There are three main dominators of the market over the past decade. SRAM, a US based in California company as well as Shimano a Malaysian and Taiwanese company and finally the infamiur Campagolo. Each of these brands have their own dedicated groupsets varying quality and durability (see attached images). Picture paints a thousand words so the higher the quality groupset, the more expensive the ride.

Now here is what the major brands don't actually tell you... up to around 80% of the research and development and cost of the bike are fed into the bike frame and design to entice customers into the latest trends on the market leaving some 20% for the manufacturer to generate a brand component that can be bolted onto any of their frames. So focus your efforts on the frame condition if considering the second hand option as 90% of the bike components can be swapped out if upgraded at a later stage.

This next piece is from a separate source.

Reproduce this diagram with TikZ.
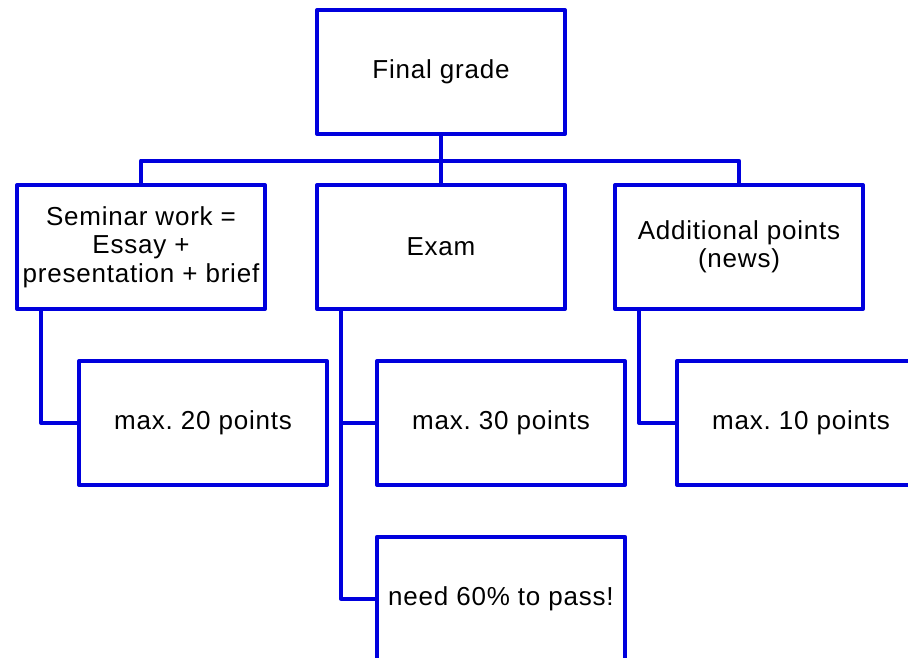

Whilst we are conveniently on to a topic, not everybody will consider this when buying their next pride and joy. However, it's always worth considering the future resale value. It may sound silly considering you haven't even bought the bike but buying a bike brand that no one has ever heard of or is painted in lime green or pink may not attract future buyers.... so beware.

Ultimately buyers will look to knock you down in terms of your expected price but if you've done your research and found similar products it in same condition as yours and stick to your guns and you can't go to far wrong.

Short and sweet but hopefully we've ticked off all the things you need to take into consideration when contemplating getting into cycling.


The key takeaways here are that you don't need to spend an extortion amount of money to get you on the road. Modern day bikes can be found for half the price within the second hand market but always make sure you get a qualified mechanic to service the bike before taking it out on the road.

Now that you've got an idea of what to do in order to find your next bike we'll be back again soon to talk about helmet, gloves and general cycle clothing with some tips and trips of how to make your days out around town that much more enjoyable.